Across the six axes, partners from all corners of the climate ecosystem showcased tangible progress, demonstrating how the Action Agenda is accelerating delivery for people, the economy and the planet:
Axis 1: Transitioning Energy, Industry & Transport — A global coalition of partners agreed to drive a $1 trillion investment plan to triple renewable capacity by 2030, supported by strengthened grid ecosystems and major utility commitments including $148 billion annually for grids and storage.
Axis 2: Stewarding Forests, Oceans & Biodiversity — Governments delivered early on the $1.7 billion COP26 land-tenure pledge and renewed it with an additional $1.5–2 bn, ensuring 20% of finance flows directly to Indigenous Peoples and local communities and advancing protection across 160 million hectares.
Axis 3: Transforming Agriculture & Food Systems — More than 40 partners reported $9 bn invested for regenerative landscapes, reaching 12 million farmers across 110+ countries and restoring over 210 million hectares.
Axis 4: Building Resilience for Cities, Infrastructure & Water — Cities and regions representing 25,000 buildings and $400 bn in annual turnover cut 850,000 tonnes of CO₂ in 2024, while new finance platforms aim to reach 200 cities by 2028.
Axis 5: Fostering Human & Social Development — The Belém Health Action Plan, the world’s first international climate-health adaptation plan, launched with support from 35 philanthropies and $300 mn committed, while 437.7 million people have already gained resilience benefits through Race to Resilience campaigns.
Axis 6: Unleashing Enablers & Accelerators — Adaptation Finance (FINI) partners announced $1 trillion in investible adaptation pipelines by 2028, with 20% coming from private investors, plus $500 million from multilateral agencies and philanthropies, to build local capacity for implementation.
Together, these outcomes demonstrate that when the world aligns around clear purpose and collaborative action, tangible progress can be accelerated at the pace and scale this moment demands.

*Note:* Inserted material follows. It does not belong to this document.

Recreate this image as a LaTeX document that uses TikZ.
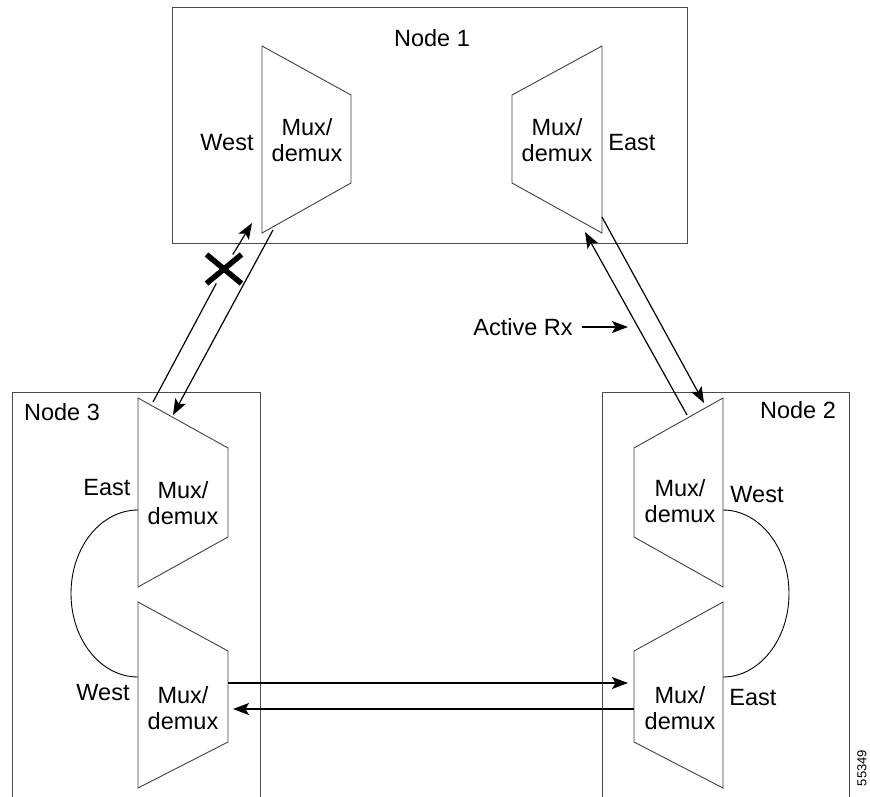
\documentclass[tikz,border=0pt]{standalone}
\usepackage{fontspec}
\setmainfont{Liberation Sans}
\usetikzlibrary{arrows.meta}
\usetikzlibrary{shapes.misc}

\begin{document}
\begin{tikzpicture}[x=1pt, y=-1pt,
	box/.style={draw=black!70, line width=0.9pt},
	mux/.style={draw=black!75, line width=0.9pt},
	txt/.style={inner sep=0pt, font=\fontsize{23.5}{25.5}\selectfont},
	muxtxt/.style={txt, align=center},
	link/.style={line width=1.2pt, -{Stealth[length=16pt, width=12pt, inset=3.5pt]}},
	loop/.style={line width=0.9pt}]
	\useasboundingbox (0,0) rectangle (870,796);
	% the three nodes
	\draw[box] (172,7) rectangle (687,243);
	\draw[box] (12,800) -- (12,392) -- (260,392) -- (260,800);
	\draw[box] (602,800) -- (602,392) -- (849,392) -- (849,800);
	\node[txt] (n1) at (432,38) {Node 1};
	\node[txt] (n3) at (62,412) {Node 3};
	\node[txt] (n2) at (798,410) {Node 2};
	% mux/demux blocks
	\draw[mux] (262,46) -- (351,95) -- (351,183) -- (262,233) -- cycle;
	\draw[mux] (602,46) -- (512,95) -- (512,183) -- (602,233) -- cycle;
	\draw[mux] (138,398) -- (228,448) -- (228,537) -- (138,587) -- cycle;
	\draw[mux] (138,602) -- (228,651) -- (228,742) -- (138,788) -- cycle;
	\draw[mux] (723,398) -- (634,448) -- (634,537) -- (723,587) -- cycle;
	\draw[mux] (723,602) -- (634,651) -- (634,742) -- (723,788) -- cycle;
	\node[muxtxt] (m1w) at (307,140) {Mux/\\demux};
	\node[muxtxt] (m1e) at (557,140) {Mux/\\demux};
	\node[muxtxt] (m3e) at (183,503) {Mux/\\demux};
	\node[muxtxt] (m3w) at (183,708) {Mux/\\demux};
	\node[muxtxt] (m2w) at (680,501) {Mux/\\demux};
	\node[muxtxt] (m2e) at (680,708) {Mux/\\demux};
	% ports
	\node[txt] (w1) at (227,143) {West};
	\node[txt] (e1) at (632,143) {East};
	\node[txt] (e3) at (107,488) {East};
	\node[txt] (w3) at (103,693) {West};
	\node[txt] (w2) at (757,495) {West};
	\node[txt] (e2) at (753,698) {East};
	% connector ends
	\coordinate (m1w-in) at (252,223);
	\coordinate (m1w-out) at (273,230);
	\coordinate (m3e-out) at (153,402);
	\coordinate (m3e-in) at (173,415);
	\coordinate (m1e-in) at (585,232);
	\coordinate (m1e-out) at (602,217);
	\coordinate (m2w-in) at (704,403);
	\coordinate (m2w-out) at (687,415);
	\coordinate (m3w-out) at (228,683);
	\coordinate (m2e-in) at (628,683);
	\coordinate (m2e-out) at (634,709);
	\coordinate (m3w-in) at (233,709);
	\coordinate (m3e-top) at (138,510);
	\coordinate (m3w-bot) at (138,677);
	\coordinate (m2w-top) at (723,510);
	\coordinate (m2e-bot) at (723,677);
	% node 1 <-> node 3, broken span
	\node[cross out, draw, line width=5.5pt, minimum width=23pt, minimum height=17pt,
		inner sep=0pt, outer sep=6pt] (cut) at (224,269) {};
	\draw[line width=1.2pt] (m3e-out) -- (cut);
	\draw[link] (cut) -- (m1w-in);
	\draw[link] (m1w-out) -- (m3e-in);
	% node 1 <-> node 2
	\draw[link] (m1e-out) -- (m2w-in);
	\draw[link] (m2w-out) -- (m1e-in);
	\node[txt] (rx) at (523,327) {Active Rx};
	\coordinate (rx-tip) at (628,327);
	\draw[link] ([xshift=9pt]rx.east) -- (rx-tip);
	% node 3 <-> node 2
	\draw[link] (m3w-out) -- (m2e-in);
	\draw[link] (m2e-out) -- (m3w-in);
	% loopbacks
	\draw[loop] (m3e-top) .. controls (101,510) and (71,547) .. (71,593.5)
		.. controls (71,640) and (101,677) .. (m3w-bot);
	\draw[loop] (m2w-top) .. controls (759,510) and (789,547) .. (789,593.5)
		.. controls (789,640) and (759,677) .. (m2e-bot);
	\node[rotate=90, inner sep=0pt, font=\fontsize{13}{15}\selectfont] (fig) at (862,768) {55349};
\end{tikzpicture}
\end{document}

“We’ve seen what happens when every part of society steps forward: solutions scale, resilience strengthens, and hope becomes real. The Five-Year Vision carries this spirit into the next era of global climate action — a unifying framework that keeps us focused, accountable, and moving at the pace the world needs. This is about accelerating progress everywhere, for everyone,'' said Nigar Arpadarai, Climate High-Level Champion for COP29.